У торговых людей — свои живучие слова сложились про деньги, — до сих пор с давней поры по светлорусскому простору разгуливают. «Торг без глаз, а деньги слепы: за что отдашь — не видят!» — говорится в их обиходе: «На торгу деньга проказлива!», «Торг денежкой стоит!», «Деньга (цена) — торгу староста!», «Уговор дороже денег!», «Не по деньгам товар!», «По товару и деньги!», «Федюшке дали денежку, а он алтына просит!» Есть и такой неразборчивый люд, что — в своей алчности до наживы — готов всякую прибыль считать праведною. «На деньгах нет знака — какие они!», «Всяка денежка — не погана!» — говорит он. «Ставь себя в рубль, да не клади меня-то в деньгу («в полушку!» — по иному разносказу)!» — в обычае отговариваться обиженным чьим-либо самохвальством.

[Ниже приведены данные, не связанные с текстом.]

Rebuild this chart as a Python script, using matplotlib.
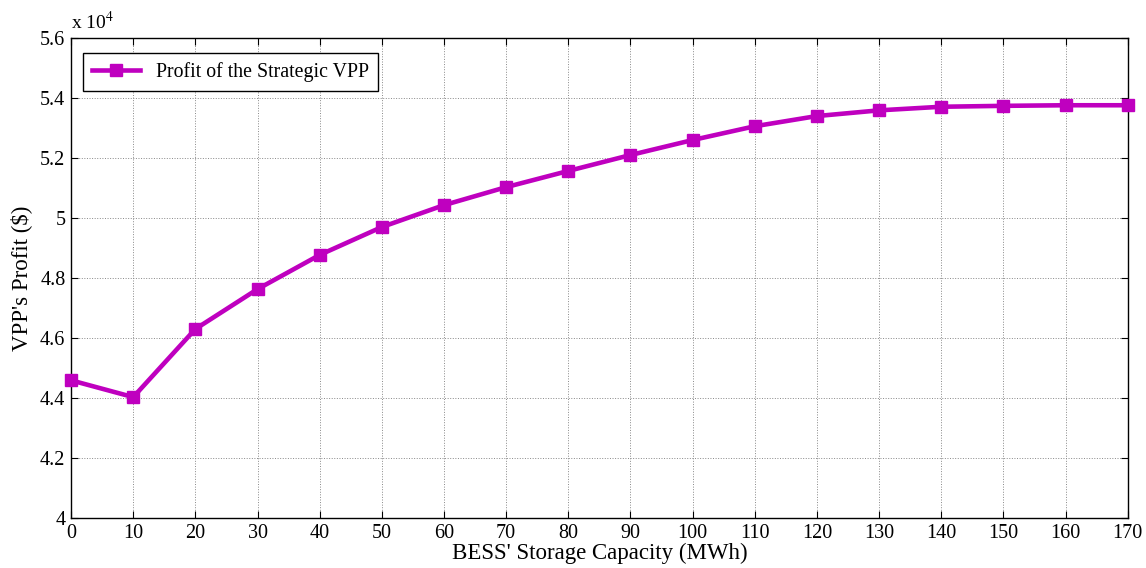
import matplotlib.pyplot as plt
from matplotlib.ticker import FuncFormatter

capacity = [0, 10, 20, 30, 40, 50, 60, 70, 80, 90, 100, 110, 120, 130, 140, 150, 160, 170]
profit = [44590, 44030, 46300, 47630, 48770, 49700, 50430, 51030, 51570, 52100,
          52600, 53060, 53400, 53590, 53710, 53740, 53760, 53760]


def main() -> None:
    plt.rcParams["font.family"] = ["Liberation Serif", "DejaVu Serif"]
    plt.rcParams["mathtext.fontset"] = "stix"
    fig = plt.figure(figsize=(11.46, 5.68), dpi=100)
    ax = fig.add_axes([0.062, 0.088, 0.922, 0.845])
    ax.plot(capacity, profit, color="#BF00BF", lw=3.3, marker="s", ms=9,
            label="Profit of the Strategic VPP", clip_on=False, zorder=3)
    ax.set_xlim(0, 170)
    ax.set_ylim(40000, 56000)
    ax.set_xticks(range(0, 171, 10))
    ax.set_yticks(range(40000, 56001, 2000))
    ax.yaxis.set_major_formatter(FuncFormatter(lambda v, p: f"{v / 1e4:g}"))
    ax.grid(True, ls=":", color="#888888", lw=0.7)
    ax.tick_params(direction="in", top=True, right=True, labelsize=14.5,
                   length=5, pad=4)
    for s in ax.spines.values():
        s.set_linewidth(1.0)
    ax.text(0.0, 1.01, r"x 10$^4$", transform=ax.transAxes, fontsize=14,
            ha="left", va="bottom")
    ax.set_xlabel("BESS' Storage Capacity (MWh)", fontsize=16.5, labelpad=0)
    ax.set_ylabel("VPP's Profit ($)", fontsize=16.5, labelpad=6)
    leg = ax.legend(loc="upper left", fontsize=14.3, fancybox=False, framealpha=1,
                    edgecolor="black", handlelength=2.4, borderpad=0.45,
                    bbox_to_anchor=(0.002, 0.99))
    leg.get_frame().set_linewidth(1.0)
    fig.savefig("out.png", dpi=100)


if __name__ == "__main__":
    main()
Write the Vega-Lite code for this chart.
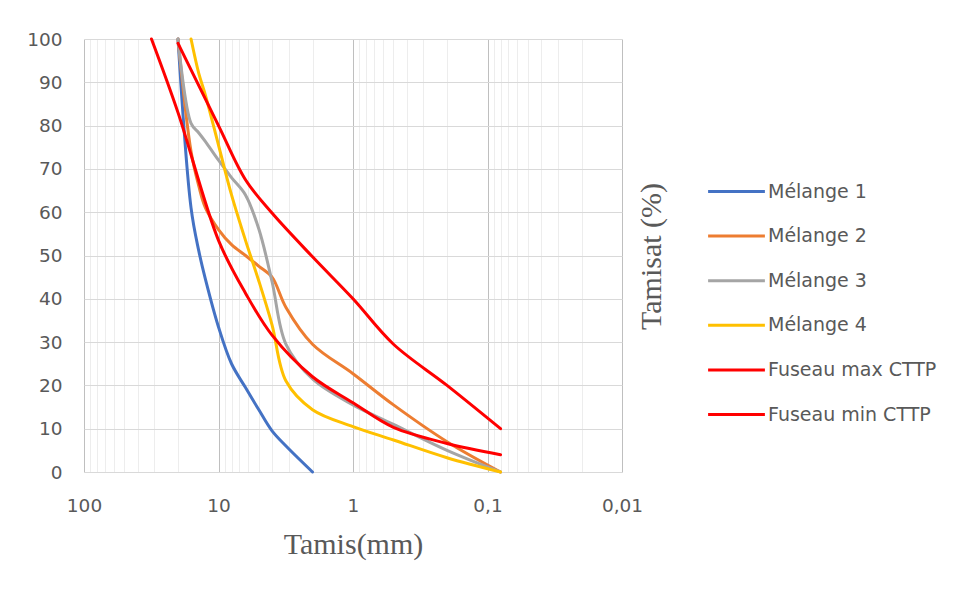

Деньги — не птица, а с крыльями: перенесут человека, куда тому вздумается, — и сами от него улетят того и гляди. Они, по словам заглядывающих в будущее людей, счет любят: «Хлебу — мера, деньгам — счет!», «Деньги — не щепки!», «Денежка рубль бережет, а рубль голову стережет!», «Без хозяина деньги — черепки!», «Держи деньги в темноте, а девку в тесноте!» — поучают они склонную к мотовству молодежь, падкую до нарядов да разносолов всяких, не по тощему карману мужику-хлеборобу приходящихся. «Дружба — дружбой, а денежкам — счет!» — зачастую можно услышать в деловой беседе: «Брат братом, сват сватом, а денежки — не сосватаны!» Как на чужой каравай не советует разевать рта деревенский хлебоед, так и о чужих деньгах отзывается он: «Не деньги, что у бабушки, а деньги — что в запазушке!» Не любит распускать в долги трудно достающуюся копейку русский скопидом. «В лесу — не дуги, в поле — не хлеб, в долгу — не деньги!» — обмолвился он об этом; но не в деньгах видит он главную силу жизни, как можно заключить из его же слов: «Не деньги нас, а мы деньги нажили!», «Были бы мы, а деньги Бог даст!» По образному народному выражению: «Денежки — что голуби: где обживутся, там ведутся!» Не особенно привык поливающий трудовым потом родимые нивы русский пахарь гоняться за этими «голубями». В противном случае — не сложилось бы у него столь красноречиво говорящих присловий-поговорок, как, например: «Лишние деньги — лишняя забота!», «Больше денег — больше хлопот!». «Деньги — дело наживное!» И эти поговорки — не пустое слово в его правдивых устах.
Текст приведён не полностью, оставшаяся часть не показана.